As per NRB regulation, BFIs can revise their interest rates on deposits on a monthly basis only, and they have to publish the rates before the commencement of the Nepali month. The only exception to this regulation is when NRB changes its bank and policy rates. Because of this regulation, there will be some fear amongst the BFIs that their deposits could be lost to other BFIs if their rates were lower. As per another NRB regulation, BFIs can change their rates at a maximum of 10 percent of their average existing rates in their respective categories. Because of the fear of losing the deposits, they tend to keep their interest rates on deposits on the higher side. Many commercial banks that reduced the interest rates on fixed deposits for the month of Shrawan (July-August) increased the rates on fixed deposits for the month of Ashwin (August-September) as they must have lost their deposits in Shrawan to banks with higher interest rates. I believe that this NRB regulation alone would encourage the BFIs to be in a high-interest rate regime. Needless to say, the higher cost of deposits would result in higher interest rates on loans.

Commercial Banks were required to bring down their average interest spread between interest rates on deposits and loans to 4 percent by Ashad 2080 (June-July). The central bank mandated development banks and finance companies were directed to bring down their spread rate to 4.6 percent by the deadline. Commercial banks that completed mergers and acquisitions by Poush 2079 (extended to Ashad 2080 subsequently) were permitted to have an additional 1% interest spread over the applicable rate for one year from the date of joint operation. In the last 12 months up to Ashad 2080, 14 commercial banks went for mergers and acquisitions to become seven commercial banks. Of these banks, Nabil Bank completed the exemption period for interest spread in Ashad and its interest spread rate was 4.99 percent then. The bank is required to reduce the spread rate to 4 percent from Shrawan onwards. In order to bring down the interest spread, the bank had three alternatives – increase the interest rate on deposits, decrease the premium rate to reduce lending interest rates, and use a combination of the two. The bank appears to have adopted the third alternative- largely increasing the interest rate on deposits as a premium over the base rate for loans cannot be increased again as per another NRB regulation if it is once reduced. In view of the situation, Nabil was forced to be in a higher interest rate regime. This has put pressure on other banks to follow suit. The exemption period for interest spread will expire for four banks in Poush 2080 (December-January 2024), one bank in Falgun 2080 (February-March 2024), and one bank in Ashad 2081 (June-July 2024).

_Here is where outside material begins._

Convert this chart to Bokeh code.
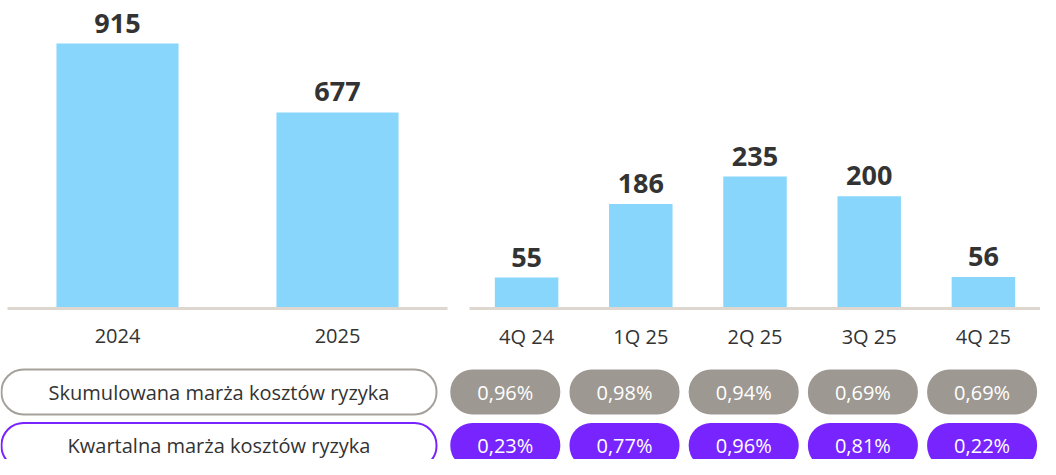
from bokeh.plotting import figure
from bokeh.models import ColumnDataSource, FactorRange, Range1d, LabelSet
from bokeh.layouts import column, row
from bokeh.embed import file_html
from bokeh.resources import INLINE
from bokeh.core.properties import value

# ---- data ----
years = ["2024", "2025"]
year_values = [915, 677]
quarters = ["4Q 24", "1Q 25", "2Q 25", "3Q 25", "4Q 25"]
quarter_values = [55, 186, 235, 200, 56]
row_labels = ["Skumulowana marża kosztów ryzyka", "Kwartalna marża kosztów ryzyka"]
cum_margin = ["0,96%", "0,98%", "0,94%", "0,69%", "0,69%"]
q_margin = ["0,23%", "0,77%", "0,96%", "0,81%", "0,22%"]

# ---- style ----
BAR = "#89D6FD"
AXIS = "#DDD7D0"
TEXT = "#333333"
GRAY = "#9E9892"
GRAY_LINE = "#A6A09A"
PURPLE = "#7724FF"
FONT = "Open Sans"
TOP_H = 362
FRAME_H = 308


def bar_fig(cats, vals, width, left_pad, right_pad, ymax, bar_w, standoff):
    src = ColumnDataSource(dict(cat=cats, val=vals, lab=[str(v) for v in vals]))
    p = figure(x_range=FactorRange(factors=cats, range_padding=0),
               y_range=Range1d(0, ymax), width=width, height=TOP_H,
               output_backend="svg", toolbar_location=None,
               min_border_left=left_pad, min_border_right=right_pad,
               min_border_top=0, min_border_bottom=TOP_H - FRAME_H)
    p.vbar(x="cat", top="val", width=bar_w, source=src, fill_color=BAR, line_color=None)
    p.add_layout(LabelSet(x="cat", y="val", text="lab", source=src,
                          text_align="center", text_baseline="alphabetic", y_offset=11,
                          text_font=value(FONT), text_font_style="bold",
                          text_font_size="27px", text_color=TEXT))
    p.yaxis.visible = False
    p.xgrid.grid_line_color = None
    p.ygrid.grid_line_color = None
    p.outline_line_color = None
    ax = p.xaxis[0]
    ax.axis_line_color = AXIS
    ax.axis_line_width = 3
    ax.major_tick_line_color = None
    ax.minor_tick_line_color = None
    ax.major_tick_out = 0
    ax.major_tick_in = 0
    ax.major_label_standoff = standoff
    ax.major_label_text_font = FONT
    ax.major_label_text_font_size = "20px"
    ax.major_label_text_color = TEXT
    p.background_fill_color = "white"
    p.border_fill_color = "white"
    return p


left = bar_fig(years, year_values, 458, 7, 11, FRAME_H * 915 / 265, 0.555, 20)
right = bar_fig(quarters, quarter_values, 582, 11, 0, FRAME_H * 235 / 132, 0.556, 14)

# ---- pill rows ----
PW, PH = 1040, 97
X0, STEP = 504.8, 119.2       # first value pill centre / spacing (px)
ROW0, RSTEP = 29.5, 53.5      # first row centre / row spacing (px)
pills = figure(width=PW, height=PH, output_backend="svg", toolbar_location=None,
               x_range=Range1d(-X0 / STEP, (PW - X0) / STEP),
               y_range=Range1d((PH - ROW0) / RSTEP, -ROW0 / RSTEP),
               min_border=0)
pills.axis.visible = False
pills.grid.grid_line_color = None
pills.outline_line_color = None

pw = 110 / STEP
ph = 45 / RSTEP
xs = list(range(len(quarters)))
for r, (vals, col) in enumerate([(cum_margin, GRAY), (q_margin, PURPLE)]):
    src = ColumnDataSource(dict(x=xs, l=[i - pw / 2 for i in xs], r=[i + pw / 2 for i in xs],
                                t=[r - ph / 2] * len(xs), b=[r + ph / 2] * len(xs), txt=vals))
    pills.quad(left="l", right="r", top="t", bottom="b", source=src,
               fill_color=col, line_color=None, border_radius=22)
    pills.text(x="x", y=r, text="txt", source=src, text_align="center",
               text_baseline="middle", text_font=value(FONT), text_font_size="20px",
               text_color="white")

lab_l = (1 - X0) / STEP
lab_r = (436 - X0) / STEP
for r, (lab, col) in enumerate(zip(row_labels, [GRAY_LINE, PURPLE])):
    pills.quad(left=[lab_l], right=[lab_r], top=[r - ph / 2], bottom=[r + ph / 2],
               fill_color="white", line_color=col, line_width=2, border_radius=22)
    pills.text(x=[(lab_l + lab_r) / 2], y=[r], text=[lab], text_align="center",
               text_baseline="middle", text_font=value(FONT), text_font_size="20px",
               text_color=TEXT)

layout = column(row(left, right, spacing=0), pills, spacing=0)
open("out.html", "w").write(file_html(layout, INLINE))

As per another NRB regulation, BFIs cannot have an interest rate differential of more than 5 percent between minimum and maximum interest rates on local currency deposits with the exception of call and some other deposits. Because of this arrangement, the average interest rate on savings deposit was 5.81 percent as of Ashad 2080. In India, the interest rate on savings deposits ranges between 2.7 percent to 3 percent. Our savings deposit is no different from current accounts with no withdrawal and other restrictions. Large savings deposits, which are interest rate sensitive, are like call deposits. Banks are paying higher interest rates on vulnerable deposits as well.

With interest spread regulation and base rate mechanism in place, there is no incentive for BFIs to have lower cost of deposits, the largest component of the base rate, as the cost reduction is automatically passed on to borrowers and does not result in improved margins for BFIs.

The way forward
In Nepal, interest rates are indifferent to the policy rates prescribed by NRB. The central bank reduced the policy rate to 6.5 percent from 7 percent via the Monetary Policy for FY 2023/24. Instead of reducing the rates in line with the central bank’s decision, banks increased interest rates. A similar instance was seen last year when NRB hiked the policy rate by 1.5 percent to 7 percent in Monetary Policy for FY 2022/23, but the banks remained indifferent. As a result of moral pressure from NRB, banks increased their rates effective from Kartik 1 2079 (October 18, 2022), almost three months after NRB increased the policy rate.

In India, the Reserve Bank of India introduced a base rate mechanism effective from July 1, 2010, marginal cost of funds-based lending rate (MCLR) effective from April 1, 2016, and external benchmark-based lending rate (EBLR) effective from October 1, 2019. The effectiveness of monetary policy rate transmission has improved considerably since the introduction of EBLR in particular. Shares of outstanding floating rate rupee loans under base rate, MCLR, EBLR, and others were 10.3 percent, 78.3 percent, 9.1 percent, and 2.3 percent respectively in March 2020. The shares as of March 2023 stood at 3 percent, 45.5 percent, 49.6 percent, and 1.9 percent respectively. Under EBLR, lending interest rates are linked to repo/treasury bill rates (i.e. premium over the repo/TB rate). Like India, lending rates are linked to central bank rates in other markets as well resulting in effective transmission of changes in central bank rates.

NRB should review the entire interest rate mechanism in order to make the monetary policy transmission effective. It is time to phase out or replace the base rate in Nepal as well with EBLR. With this mechanism in place, interest rates will largely be under the control of NRB. NRB should also allow BFIs to publish interest rates at any time as per their requirement and market conditions. This will prevent BFIs from being too aggressive in publishing the deposit rates. The existing arrangement of interest spread regulation has penalized efficient banks. It should therefore be withdrawn immediately.

Chhetri is a financial consultant and is a former banker.